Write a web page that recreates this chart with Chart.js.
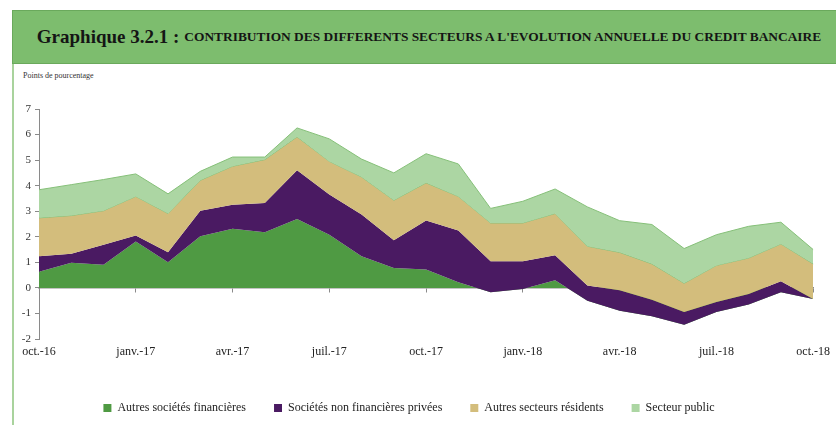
* * *
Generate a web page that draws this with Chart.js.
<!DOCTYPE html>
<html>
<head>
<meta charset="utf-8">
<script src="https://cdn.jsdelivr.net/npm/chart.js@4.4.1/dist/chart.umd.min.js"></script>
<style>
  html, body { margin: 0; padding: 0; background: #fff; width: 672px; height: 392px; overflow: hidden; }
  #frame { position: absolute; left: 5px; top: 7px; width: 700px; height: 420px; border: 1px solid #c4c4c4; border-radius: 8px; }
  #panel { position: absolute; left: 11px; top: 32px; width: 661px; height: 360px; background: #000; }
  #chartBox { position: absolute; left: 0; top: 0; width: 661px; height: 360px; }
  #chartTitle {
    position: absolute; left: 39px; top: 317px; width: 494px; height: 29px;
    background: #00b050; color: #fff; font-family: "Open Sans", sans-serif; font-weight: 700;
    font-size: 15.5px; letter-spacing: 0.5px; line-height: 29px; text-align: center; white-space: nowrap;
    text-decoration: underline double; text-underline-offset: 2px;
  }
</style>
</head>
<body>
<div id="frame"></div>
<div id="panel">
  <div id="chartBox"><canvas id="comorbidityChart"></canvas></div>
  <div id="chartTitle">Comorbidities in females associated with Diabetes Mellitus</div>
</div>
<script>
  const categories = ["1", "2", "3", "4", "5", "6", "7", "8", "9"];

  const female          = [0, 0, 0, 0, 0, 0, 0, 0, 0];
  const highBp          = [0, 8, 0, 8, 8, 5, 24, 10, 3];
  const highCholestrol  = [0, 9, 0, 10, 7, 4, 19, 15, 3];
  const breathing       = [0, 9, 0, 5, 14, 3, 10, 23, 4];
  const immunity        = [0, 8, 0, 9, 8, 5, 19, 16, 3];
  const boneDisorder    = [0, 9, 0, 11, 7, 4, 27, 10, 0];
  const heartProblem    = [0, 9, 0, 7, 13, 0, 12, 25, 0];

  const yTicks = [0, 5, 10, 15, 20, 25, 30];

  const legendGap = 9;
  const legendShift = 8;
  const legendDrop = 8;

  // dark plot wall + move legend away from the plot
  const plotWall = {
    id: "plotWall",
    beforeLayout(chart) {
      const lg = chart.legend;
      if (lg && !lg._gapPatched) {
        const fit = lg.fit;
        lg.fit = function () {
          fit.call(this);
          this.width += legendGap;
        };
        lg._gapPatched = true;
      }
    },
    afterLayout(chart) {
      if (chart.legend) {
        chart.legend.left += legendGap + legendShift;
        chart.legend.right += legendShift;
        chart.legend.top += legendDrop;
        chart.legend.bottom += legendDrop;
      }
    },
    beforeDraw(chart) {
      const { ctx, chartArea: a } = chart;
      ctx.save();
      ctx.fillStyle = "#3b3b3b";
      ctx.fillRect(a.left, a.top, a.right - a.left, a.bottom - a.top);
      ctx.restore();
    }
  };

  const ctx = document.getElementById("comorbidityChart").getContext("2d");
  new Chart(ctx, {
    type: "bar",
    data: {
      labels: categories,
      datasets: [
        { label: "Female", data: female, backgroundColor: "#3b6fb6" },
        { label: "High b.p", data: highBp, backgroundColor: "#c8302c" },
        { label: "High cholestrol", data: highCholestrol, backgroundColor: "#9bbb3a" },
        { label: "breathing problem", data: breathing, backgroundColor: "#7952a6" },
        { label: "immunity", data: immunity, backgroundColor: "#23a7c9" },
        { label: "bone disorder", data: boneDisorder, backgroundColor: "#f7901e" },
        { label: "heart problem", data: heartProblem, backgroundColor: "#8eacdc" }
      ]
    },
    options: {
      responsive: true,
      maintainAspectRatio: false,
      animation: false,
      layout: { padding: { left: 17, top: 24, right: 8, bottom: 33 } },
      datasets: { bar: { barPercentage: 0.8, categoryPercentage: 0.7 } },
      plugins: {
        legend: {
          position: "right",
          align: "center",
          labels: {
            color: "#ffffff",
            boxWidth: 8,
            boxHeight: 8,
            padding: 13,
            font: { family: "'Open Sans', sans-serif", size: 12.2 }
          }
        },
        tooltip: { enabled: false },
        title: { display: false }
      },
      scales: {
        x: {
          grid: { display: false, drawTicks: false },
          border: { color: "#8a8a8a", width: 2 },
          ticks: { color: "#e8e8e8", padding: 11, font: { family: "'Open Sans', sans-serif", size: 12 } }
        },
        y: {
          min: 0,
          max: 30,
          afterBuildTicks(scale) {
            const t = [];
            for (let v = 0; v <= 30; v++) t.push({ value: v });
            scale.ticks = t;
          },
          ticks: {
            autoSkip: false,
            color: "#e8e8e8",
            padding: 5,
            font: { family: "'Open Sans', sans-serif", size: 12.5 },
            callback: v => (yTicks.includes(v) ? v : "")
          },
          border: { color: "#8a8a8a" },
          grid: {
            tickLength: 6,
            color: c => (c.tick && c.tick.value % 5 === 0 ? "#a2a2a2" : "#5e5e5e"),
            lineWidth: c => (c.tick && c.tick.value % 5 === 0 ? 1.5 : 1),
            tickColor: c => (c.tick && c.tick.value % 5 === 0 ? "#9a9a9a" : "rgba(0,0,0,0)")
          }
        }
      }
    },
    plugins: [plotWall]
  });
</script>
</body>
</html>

__Exercise brief__
Scan the records for the string "that". Copy each line in which it appears.

__Full answer__
Write a web page that recreates this chart with Chart.js.
Generate a web page that draws this with Chart.js.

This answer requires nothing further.